Irving "Izzy" Friedman (December 25, 1903 – November 21, 1981) was an American jazz reedist, best known for playing clarinet on records released by Paul Whiteman and Bix Beiderbecke in the 1920s.

==Background==
Friedman was born in Linton, Indiana and worked in his youth in a theater band in Terre Haute. He relocated to Chicago in 1923, then to New York City in 1924. From 1925-1926 he was a member of Vincent Lopez's orchestra, and worked in Paul Whiteman's band from 1928 to 1930, including in the film King of Jazz. He also recorded on the side with Bix Beiderbecke, Hoagy Carmichael, Eddie Lang, Frankie Trumbauer, and Joe Venuti. Friedman moved to Los Angeles in the early 1930s, where he worked as a session musician for several decades.

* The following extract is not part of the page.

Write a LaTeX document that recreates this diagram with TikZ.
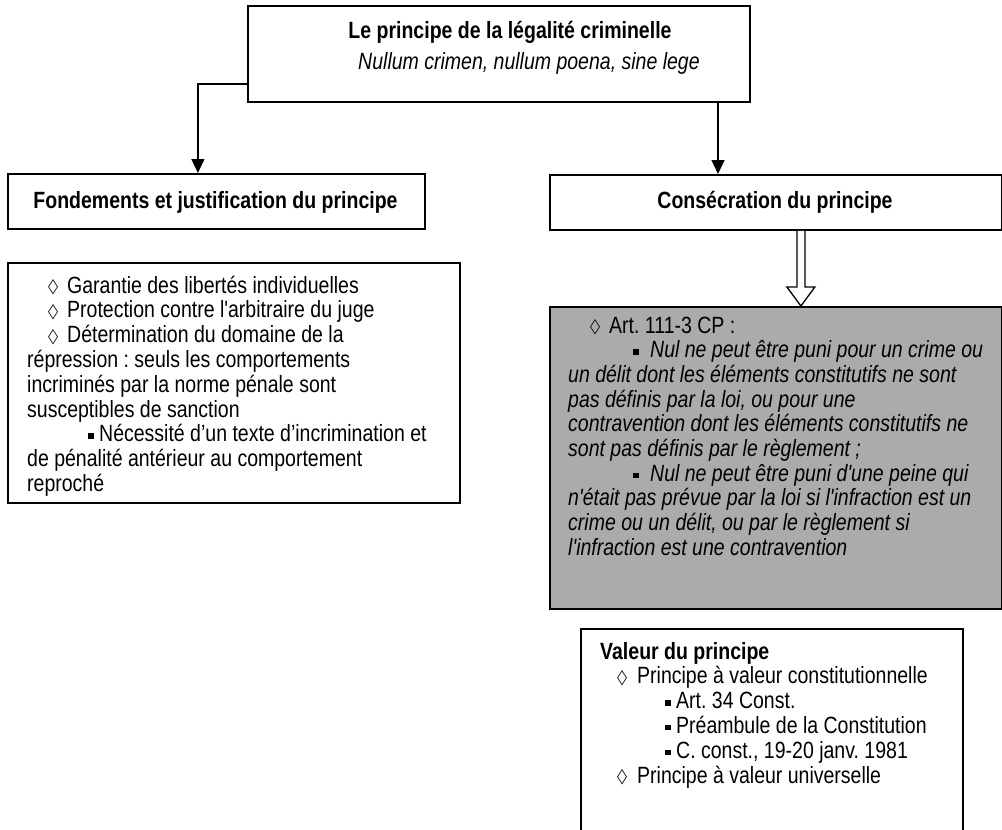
\documentclass[tikz,border=0pt]{standalone}
\usepackage{fontspec}
\setmainfont{Liberation Sans}[FakeStretch=0.83, Ligatures=TeXOff]
\newfontfamily\symfont{DejaVu Sans}
\usetikzlibrary{arrows.meta,calc}
\definecolor{boxgray}{RGB}{171,171,171}
\newcommand\fs{\fontsize{23.5}{24.8}\selectfont\frenchspacing}
\newcommand\dglyph{\raisebox{0.5pt}{\resizebox{10pt}{13pt}{\symfont ◇}}}
\newcommand\dia{\makebox[19pt][l]{\dglyph}}
\newcommand\diab{\makebox[20pt][l]{\dglyph}}
\newcommand\sqb{\makebox[11pt][l]{\rule[3pt]{5.5pt}{5.5pt}}}
\newcommand\sqg{\makebox[17pt][l]{\rule[3pt]{5.5pt}{5.5pt}}}
\begin{document}
\begin{tikzpicture}[x=1pt,y=-1pt,
  every node/.style={inner sep=0pt, font=\fs},
  box/.style={draw, line width=1.8pt, anchor=north west, inner sep=0pt},
  conn/.style={line width=1.4pt, -{Triangle[length=14pt,width=13pt]}},
  ln/.style={anchor=base west},
  ctr/.style={anchor=base}]
\useasboundingbox (0,0) rectangle (1002,830);
\clip (0,0) rectangle (1002,830);

% boxes
\node[box, minimum width=502pt, minimum height=96pt] (top) at (247,5) {};
\node[box, minimum width=417pt, minimum height=55pt] (fond) at (7,173) {};
\node[box, minimum width=452pt, minimum height=55pt] (cons) at (549,174) {};
\node[box, minimum width=452pt, minimum height=240pt] (lbox) at (7,262) {};
\node[box, fill=boxgray, minimum width=452pt, minimum height=302pt] (gbox) at (549,306) {};
\node[box, minimum width=382pt, minimum height=230pt] (vbox) at (580,628) {};

% top texts
\node[ctr, font=\fs\bfseries] (t1) at (510,38) {Le principe de la légalité criminelle};
\node[ctr, font=\fs\itshape] (t2) at (529,69) {Nullum crimen, nullum poena, sine lege};
\node[ctr, font=\fs\bfseries] (f1) at (215.5,208) {Fondements et justification du principe};
\node[ctr, font=\fs\bfseries] (c1) at (775,208) {Consécration du principe};

% connectors
\draw[conn] ([yshift=19pt]top.south west) -| ([xshift=-18.5pt]fond.north);
\coordinate (rx) at (718,0);
\draw[conn] (top.south -| rx) -- (cons.north -| rx);

% hollow arrow
\coordinate (hs) at ($(cons.south)+(25,0)$);
\coordinate (ht) at (gbox.north -| hs);
\draw[line width=1.3pt, fill=white, line join=miter]
  ($(hs)+(-4,0)$) -- ($(ht)+(-4,-19)$) -- ($(ht)+(-14,-19)$) -- (ht)
  -- ($(ht)+(14,-19)$) -- ($(ht)+(4,-19)$) -- ($(hs)+(4,0)$);

% left box text
\node[ln] (l1) at (48,293.0) {\dia Garantie des libertés individuelles};
\node[ln] (l2) at (48,317.8) {\dia Protection contre l'arbitraire du juge};
\node[ln] (l3) at (48,342.6) {\dia Détermination du domaine de la};
\node[ln] (l4) at (27,367.4) {répression : seuls les comportements};
\node[ln] (l5) at (27,392.2) {incriminés par la norme pénale sont};
\node[ln] (l6) at (27,417.0) {susceptibles de sanction};
\node[ln] (l7) at (88,441.8) {\sqb Nécessité d’un texte d’incrimination et};
\node[ln] (l8) at (27,466.6) {de pénalité antérieur au comportement};
\node[ln] (l9) at (27,491.4) {reproché};

% gray box text
\node[ln] (g1) at (590,333.0) {\dia Art. 111-3 CP :};
\node[ln] (g2) at (633,357.7) {\sqg\textit{Nul ne peut être puni pour un crime ou}};
\node[ln, font=\fs\itshape] (g3) at (568,382.4) {un délit dont les éléments constitutifs ne sont};
\node[ln, font=\fs\itshape] (g4) at (568,407.1) {pas définis par la loi, ou pour une};
\node[ln, font=\fs\itshape] (g5) at (568,431.8) {contravention dont les éléments constitutifs ne};
\node[ln, font=\fs\itshape] (g6) at (568,456.5) {sont pas définis par le règlement ;};
\node[ln] (g7) at (633,481.2) {\sqg\textit{Nul ne peut être puni d'une peine qui}};
\node[ln, font=\fs\itshape] (g8) at (568,505.9) {n'était pas prévue par la loi si l'infraction est un};
\node[ln, font=\fs\itshape] (g9) at (568,530.6) {crime ou un délit, ou par le règlement si};
\node[ln, font=\fs\itshape] (g10) at (568,555.3) {l'infraction est une contravention};

% bottom box text
\node[ln, font=\fs\bfseries] (v1) at (600,659.0) {Valeur du principe};
\node[ln] (v2) at (617,683.8) {\diab Principe à valeur constitutionnelle};
\node[ln] (v3) at (665,708.6) {\sqb Art. 34 Const.};
\node[ln] (v4) at (665,733.4) {\sqb Préambule de la Constitution};
\node[ln] (v5) at (665,758.2) {\sqb C. const., 19-20 janv. 1981};
\node[ln] (v6) at (617,783.0) {\diab Principe à valeur universelle};
\end{tikzpicture}
\end{document}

Friedman also composed music for films. He was the assistant head of the Warner Brothers music department from 1932 to 1943, then worked as the assistant of the music department at MGM until 1945, when he moved to Eagle-Lion Films, where he worked until 1949. He joined ASCAP in 1955, and founded the Primrose Music Company, which produced both music and sound effects. He composed music for television, as well, including for the television series Father Knows Best (1954–1960) and Window on Main Street (1961–1962).